Hasta finales de la década del 90, el instituto Eduardo Laredo no contaba con una orquesta sinfónica. Mediante un convenio que el colegio sostenía con la ex Unión de Repúblicas Socialistas Soviética (URSS), muchos de los bachilleres continuaron sus estudios en dicho país, con el compromiso de que a su retorno iban a compartir lo aprendido, como hicieron efectivamente, con los noveles estudiantes. Del grupo de becarios, Anaya destaca a Miguel Salazar (violoncello) Eduardo Rodríguez (violín) y Augusto Guzmán —conocido como Mago y que actualmente dirige la orquesta. Asimismo, Eduardo Paredes, quien a la edad de 12 años, al igual que muchos de los niños que estudian en la actualidad, ensayaba en el patio o en algún rincón del colegio, asombrando a propios y extraños con su interpretación de los estudios del famoso violinista italiano Niccolo Paganini. Por su gran talento fue becado para continuar estudios en Holanda, donde radica hasta hoy.

UN PATRIMONIO CULTURAL

La obra rinde homenaje al filósofo, pedagogo y arquitecto cochabambino, Eduardo Laredo Quiroga. Este hombre, que obtuvo el bachillerato en Artes, en la década del 20, optó por migrar, tras la Guerra del Chaco, a los EEUU. Lo hizo pese al amor a su tierra, obligado por el talento descubierto en su hijo Jaime, el menor de tres que tuvo, y que hoy es un virtuoso del violín.
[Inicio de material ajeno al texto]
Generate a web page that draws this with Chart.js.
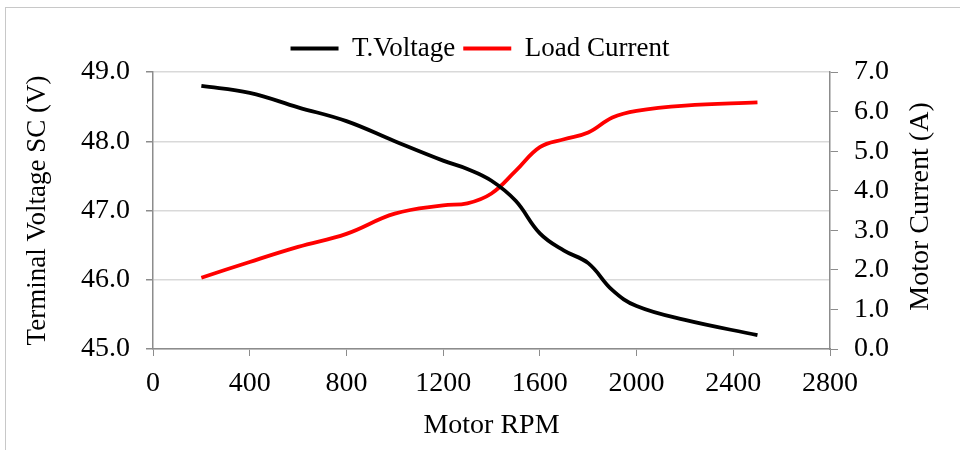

Eduardo Laredo volvió al país a fines de los 50 y se dedicó a enseñar danza y pintura a jóvenes cochabambinos. Fue un ejemplo de amor a las artes y del sacrificio con tal de apoyar el talento de un niño.

El proyecto pedagógico que lleva su nombre ha sido reconocido por ley como Patrimonio Cultural de la Nación.
El sentido del modelo educativo se puede resumir en una frase del fundador Franklin Anaya Arze: “En el Eduardo Laredo no se busca el orden del cuartel, sino la armonía de la orquesta”.